The latest upgrade in Infosys’ growth forecast came on the back of improving discretionary spend by its largest vertical -- banking and financial services -- and the Q2 pipeline.

Salil Parekh, chief executive officer and managing director, Infosys, said banking and financial services in the US continue to see an increase in discretionary spend, especially in the capital and mortgages market, and the credit and payments segment.

The Bengaluru-headquartered firm’s results conference opened with a tribute to Tata Sons chairman emeritus Ratan Tata, who passed away last week.

“We had a strong performance in Q2, with robust and broad-based growth and stable operating margins, strong large deals and increased employee headcount,” Parekh said.

He said that while the banking, financial services and insurance (BFSI) vertical grew in Q2, the automotive sector in Europe was slow. Apart from the BFSI segment, they do not see other industries yet starting to change their discretionary spends, he added.

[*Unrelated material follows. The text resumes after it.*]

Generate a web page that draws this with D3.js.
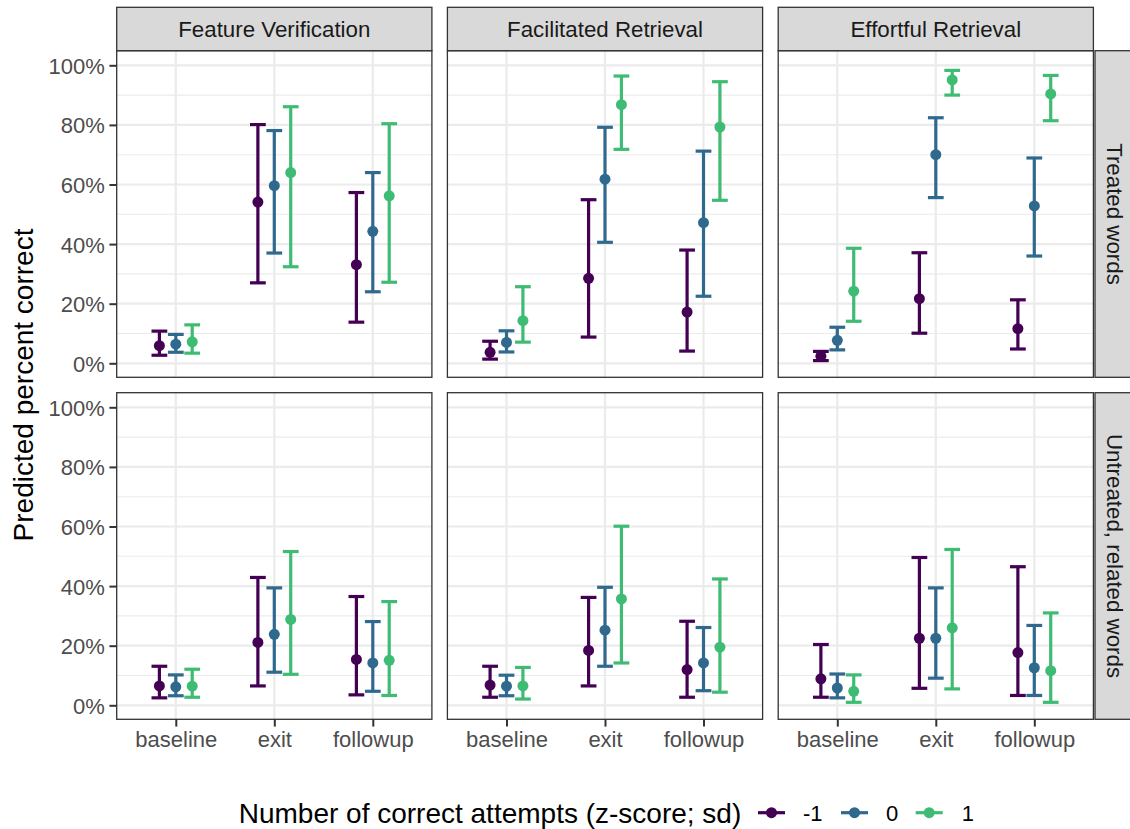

This was evident in the firm’s geographic and vertical growth. Revenue contribution from North America, the largest geography for the company, was down 2.6 per cent. Europe, however, grew 16.7 per cent, and the rest of the world was up 4.8 per cent Y-o-Y.

In terms of verticals, BFSI was up 2.8 per cent, manufacturing 13.5 per cent, and energy and utilities 10.7 per cent Y-o-Y, while retail was down 9.2 per cent.

The total contract value (TCV) was softer than the previous quarter. The company reported a TCV of $2.4 billion in Q2, significantly lower than Q1’s $4.1 billion.

The company also announced that salary hikes will be in January and be effective from April. “We are planning a wage hike in Q4, which will be in a phased manner. Some of it will be effective in January and the rest in April,” said Jayesh Sanghrajka, chief financial officer.

On GenAI, the company is focused on three specific areas: It is building an enterprise-wide generative AI platform. It is also creating small language models that can be rolled out across industries. It is launching multi-agent solutions that are beyond being an assistant. “We see a huge opportunity and a very deep approach that we have built for GenAI,” added Parekh.